Properties of a Function

A function can be even, odd, or neither. The graph of a function that is even or odd has a type of symmetry. If a graph has symmetry with respect to a line, then the part of the graph on one side of the line is a mirror image of the other half of the line. If a graph has symmetry with respect to a point, then the image of the graph is the same after it has been turned by 180º.

Some examples of even functions are $f(x)=x^n$, where $n$ is any even number. Some examples of odd functions are $f(x)=x^n$, where $n$ is any odd number.

Knowing whether a function is even or odd can be useful in graphing because one half of the function can be graphed and the other half can be determined using symmetry. The graph of an even function is symmetric with respect to the $y$-axis. The graph of an odd function is symmetric with respect to the origin.

A graph can be increasing, decreasing, or constant over a given interval. In an increasing function, the $y$-values increase as the $x$-values increase. The graph is going up from left to right. An example of an increasing function is a line with a positive slope.

In a decreasing function, the $y$-values decrease as the $x$-values increase. The graph is going down from left to right. An example of a decreasing function is a line with a negative slope.

In a constant function, the output values are all the same. The graph is not going up or down. A constant function is a line with a slope of zero.

Knowing whether a graph is increasing, decreasing, or constant can help determine information about the function. For example, if a function represents the profit of a company, the intervals where the graph is increasing or decreasing tell what values will have a profit that is increasing or decreasing.

A turning point on a graph is a point where the graph changes from increasing to decreasing or from decreasing to increasing. If the graph changes from increasing to decreasing ($\nearrow\ \searrow$), the turning point is a local maximum. If the graph changes from decreasing to increasing ($\searrow\ \nearrow$), the turning point is a local minimum. The point where the value of a function is greatest is the global maximum, and the point where the value is least is the global minimum. The maximum value of a function is the greatest value in the range. The minimum value of a function is the least value in the range. If the range of a function extends to infinity, it does not have a global maximum. If the range extends to negative infinity, it does not have a global minimum.

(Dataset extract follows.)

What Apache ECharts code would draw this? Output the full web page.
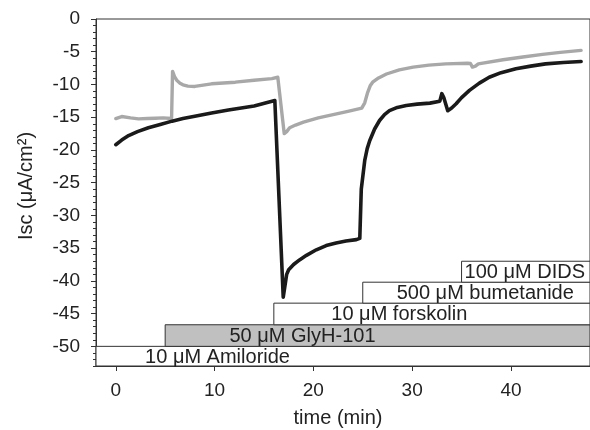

• A function has a local maximum at $x=c$ if the point $(c, f(c))$ on the graph is higher than the points on either side of $c$. It is the global maximum if there are no other points on the graph that are higher than $f(c)$. In this case, $f(c)$ is the maximum value of $f$.
• A function has a local minimum at $x=c$ if the point $(c, f(c))$ on the graph is lower than the points on either side of $c$. It is the global minimum if there are no other points on the graph that are lower than $f(c)$. In this case, $f(c)$ is the minimum value of $f$.